[Resolved] Add a constraint for null values (that occur together)

Let’s use this topic to discuss this Q from @yuntien.lee:

Can you also advise how to set constraints e.g. if AdmitType is null then AdmitDate is null?

Hi @yuntien.lee I started this thread to specifically advise you on this custom constraint. To make sure we provide the right guidance, I would like to clarify one case:

You mention that if AdmitType is null then AdmitDate must also be null. Does this inverse logic also apply – if AdmitType is NOT null then AdmitDate must also be NOT null?

I am also curious if this type of logic is only present for AdmitType and AdmitDate columns or whether you have other instances of very similar logic (all values must be null together, or not at all) for different groups of columns in your dataset?
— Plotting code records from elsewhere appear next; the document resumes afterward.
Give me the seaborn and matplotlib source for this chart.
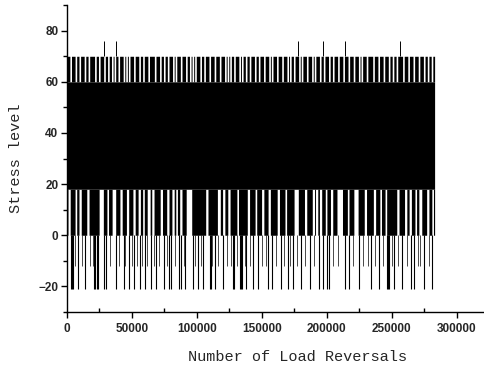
import matplotlib
matplotlib.use("Agg")
import matplotlib.pyplot as plt
import seaborn as sns
import numpy as np
from matplotlib.ticker import MultipleLocator

# load history (positions in thousands of reversals)
n_end = 283
band_lo, band_hi = 18, 60
peak_level, trough_level, deep_level, spike_level = 70, 0, -21, 76
mid_level = -12

# places where the peaks stay at 60 (white gaps in the 60-70 strip)
top_gaps = [3, 7, 10, 14, 17, 22, 25, 29, 32, 35, 37, 40, 44, 46, 48, 52, 56, 59,
            63, 68, 72, 75, 78, 82, 84, 88, 92, 95, 97, 99, 103, 106, 110, 114,
            118, 122, 124, 126, 129, 133, 135, 138, 141, 145, 148, 152, 156, 158,
            162, 166, 170, 172, 175, 179, 181, 185, 189, 191, 195, 198, 202, 205,
            209, 213, 217, 221, 225, 227, 231, 236, 240, 244, 248, 251, 254, 259,
            263, 267, 271, 275, 278, 281]

# places where the troughs stay at 18 (start, end)
low_gaps = [(1, 2.5), (6.5, 7.5), (9.5, 11), (15.5, 17), (25, 28), (31, 32),
            (35, 37.5), (41, 42.5), (46, 47.5), (51, 52.5), (55, 56.5), (58.5, 59.5),
            (62, 64), (65.5, 67), (72, 73.5), (77, 78.5), (81, 82.5), (84, 85),
            (87, 88.5), (92, 96), (107, 108.5), (116, 118), (120, 121.5),
            (124, 125.5), (131, 132), (139, 140.5), (145, 146), (150, 151.5),
            (155, 156.5), (162, 163.5), (168, 169), (175, 178), (183, 184.5),
            (189, 190.5), (191.5, 193), (194.5, 196), (199, 200), (203, 204.5),
            (208, 212), (216, 217), (221, 224), (229, 230.5), (236, 237.5),
            (241, 242), (245, 246), (254, 255.5), (260, 261.5), (263.5, 265),
            (268, 269), (271, 273), (277, 278.5), (281, 282)]

# reversals reaching -21
deep_pos = [3, 4, 5, 9, 14, 21, 22, 23, 24, 29, 30, 38, 44, 48, 52, 56, 60, 65, 69,
            75, 79, 80, 86, 88, 91, 97, 101, 105, 110, 111, 114, 120, 128, 129,
            133, 134, 135, 138, 143, 147, 155, 158, 165, 170, 174, 180, 187, 194,
            197, 200, 202, 214, 217, 225, 234, 240, 246, 247, 248, 252, 258, 265,
            267, 275, 281]

# reversals reaching about -12 (grey texture below 0)
mid_pos = [6, 12, 18, 20, 33, 40, 45, 50, 54, 58, 62, 67, 71, 77, 83, 90, 99, 103,
           112, 116, 123, 126, 131, 137, 141, 150, 153, 161, 167, 172, 177, 183,
           190, 205, 209, 220, 228, 232, 237, 243, 250, 255, 262, 270, 272, 279]

# rare peaks above 70
spike_pos = [29, 38, 178, 197, 214, 256]

# envelope of the history on a fine grid
x = np.arange(0, n_end + 0.25, 0.25)
upper = np.full_like(x, peak_level, dtype=float)
for g in top_gaps:
    upper[np.abs(x - g) <= 0.6] = band_hi
lower = np.full_like(x, trough_level, dtype=float)
for a, b in low_gaps:
    lower[(x >= a) & (x <= b)] = band_lo

sns.set_theme(style="ticks")
plt.rcParams["font.family"] = ["Liberation Sans", "DejaVu Sans"]

fig = plt.figure(figsize=(4.84, 3.67), dpi=100)
ax = fig.add_axes([0.138, 0.150, 0.862, 0.836])

xs = x * 1000
ax.fill_between(xs, band_lo, band_hi, color="black", lw=0)
ax.fill_between(xs, band_hi, upper, color="black", lw=0, step="mid")
ax.fill_between(xs, lower, band_lo, color="black", lw=0, step="mid")
ax.vlines(np.array(deep_pos) * 1000, deep_level, trough_level, color="black", lw=0.8)
ax.vlines(np.array(mid_pos) * 1000, mid_level, trough_level, color="black", lw=0.5)
ax.vlines(np.array(spike_pos) * 1000, peak_level, spike_level, color="black", lw=0.7)

ax.set_xlim(0, 321000)
ax.set_ylim(-30, 90)
ax.xaxis.set_major_locator(MultipleLocator(50000))
ax.xaxis.set_minor_locator(MultipleLocator(25000))
ax.yaxis.set_major_locator(MultipleLocator(20))
ax.yaxis.set_minor_locator(MultipleLocator(10))
ax.xaxis.set_major_formatter(matplotlib.ticker.FuncFormatter(lambda v, p: f"{int(v)}"))

ax.tick_params(axis="both", which="major", direction="out", length=4, width=1,
               labelsize=8.5, color="black", pad=2)
ax.tick_params(axis="x", which="minor", direction="in", length=3, width=1, color="black")
ax.tick_params(axis="y", which="minor", direction="out", length=3, width=1, color="black")
ax.tick_params(axis="x", which="major", pad=4)
for lab in ax.get_xticklabels() + ax.get_yticklabels():
    lab.set_fontweight("bold")

sns.despine(ax=ax)
for s in ["left", "bottom"]:
    ax.spines[s].set_color("black")
    ax.spines[s].set_linewidth(1.0)

ax.set_xlabel("Number of Load Reversals", family=["Liberation Mono", "DejaVu Sans Mono"],
              fontsize=11)
ax.set_ylabel("Stress level", family=["Liberation Mono", "DejaVu Sans Mono"], fontsize=11)
ax.xaxis.set_label_coords(0.552, -0.125)
ax.yaxis.set_label_coords(-0.105, 0.5)

fig.savefig("out.png", dpi=100)
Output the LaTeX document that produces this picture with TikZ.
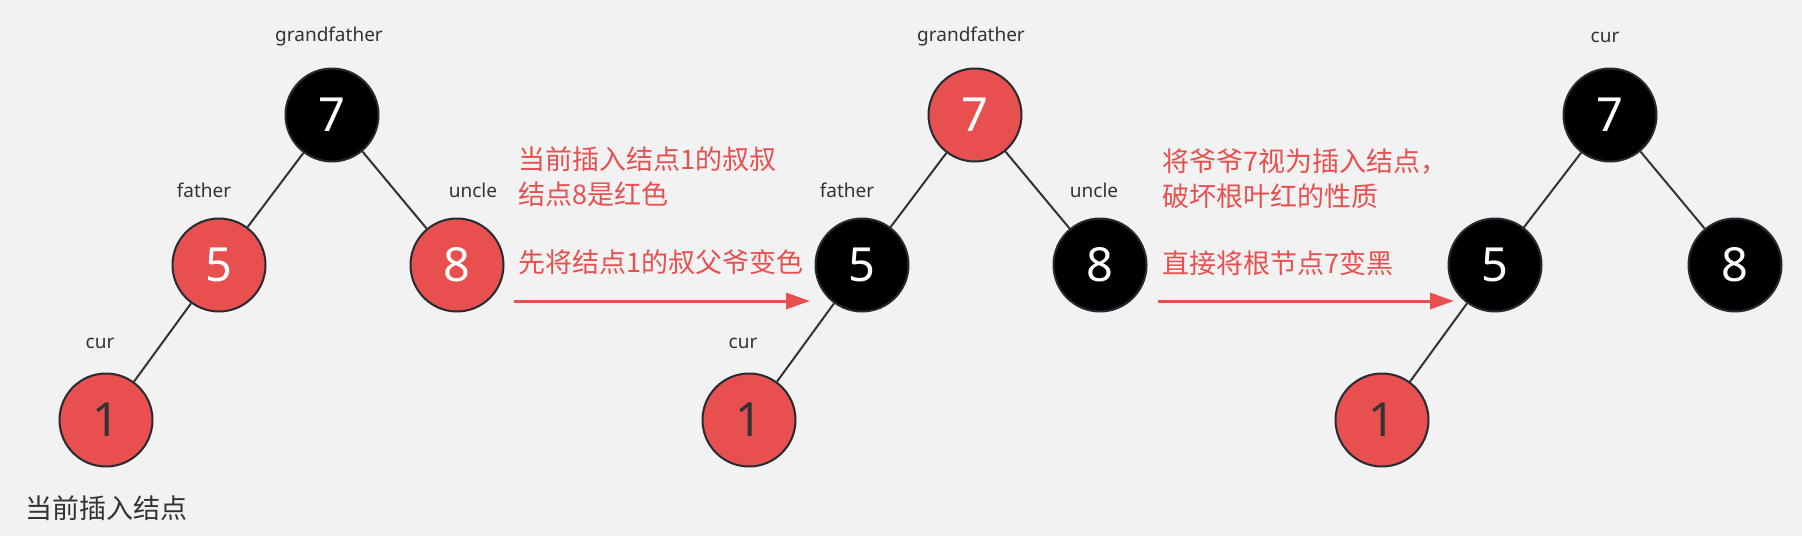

No, the inverse does not apply, ie if AdmitType is NOT null then AdmitDate can sometimes be NULL due to data quality, but in the source data there are certain rows with AdmitType null but AdmitDate NOT null so we cleaned the data for that.
Also the same rule applies for, if DischargeStatus is null then DischDate will be null.

Got it. So to generalize this a bit, would it be fair to say: Whatever combinations of null values appear in the real data should be the only combinations that appear in the synthetic data?

So for the AdmitType, AdmitDate columns, only 3 of the 4 possible combinations are allowed:

AdmitType AdmitDate
Not Null Not Null
Not Null Null
Null Null

Yes that should be correct according to our understanding.

Following up on this thread: We added the FixedNullCombinations constraint in version 0.28.0. This constraint is able to accomplish the logic, so I’m marking this thread as resolved.